The Fair Debt Collection Practices Act (15 U.S.C. Section 1692(g)(a)(3) and (4)) has two different notice issues in it. Section 1692(g)(a)(3) requires a creditor to give notice to the debtor of their right to dispute the debt–however that section does NOT require that the debtor to put the dispute in writing!
The next section, 1692(g)(a)(4) is the confusing part–if a debtor notifies a creditor in writing that he or she disputes that debt, then the creditor must verify the debt and respond as required by the statute.
One law firm (lender) missed this distinction and got roped into prolonged litigation. In Jerman v. Carlisle, a law firm and one of its attorneys filed a lawsuit in Ohio state court on behalf of a mortgage company to foreclose a mortgage on the borrower (Jerman). The complaint included a notice requiring the borrower to dispute it the debt in writing. The borrower did so, the law firm established the debt has been satisfied and then the borrower turned around and sued the law firm for requiring her to dispute the debt in writing.

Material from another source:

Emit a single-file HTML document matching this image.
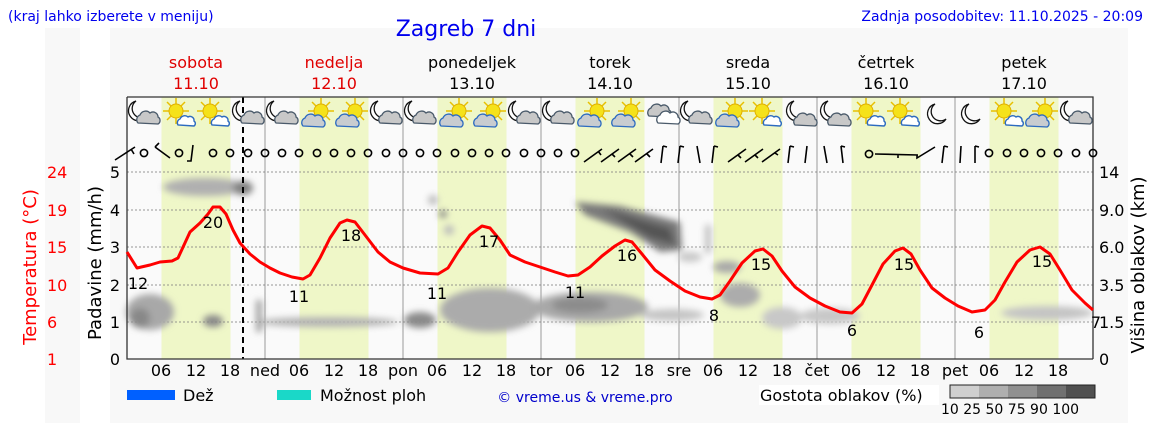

The law firm made a common mistake and did not really understand the way the FDCPA code sections worked, and sought relief under the “bona fide error” defense. However, ignorance of the law is not a great defense and so the Supreme Court concluded that none of the codified sections that could have saved the law firm (these sections are identical to the provisions in the Truth in Lending Act) applied. The holding meant that the borrower’s case could proceed against the lawyer.
The reality is the damages may be de minimis–but failure to adhere to the letter of the law here really hurt the creditor and creditor’s counsel.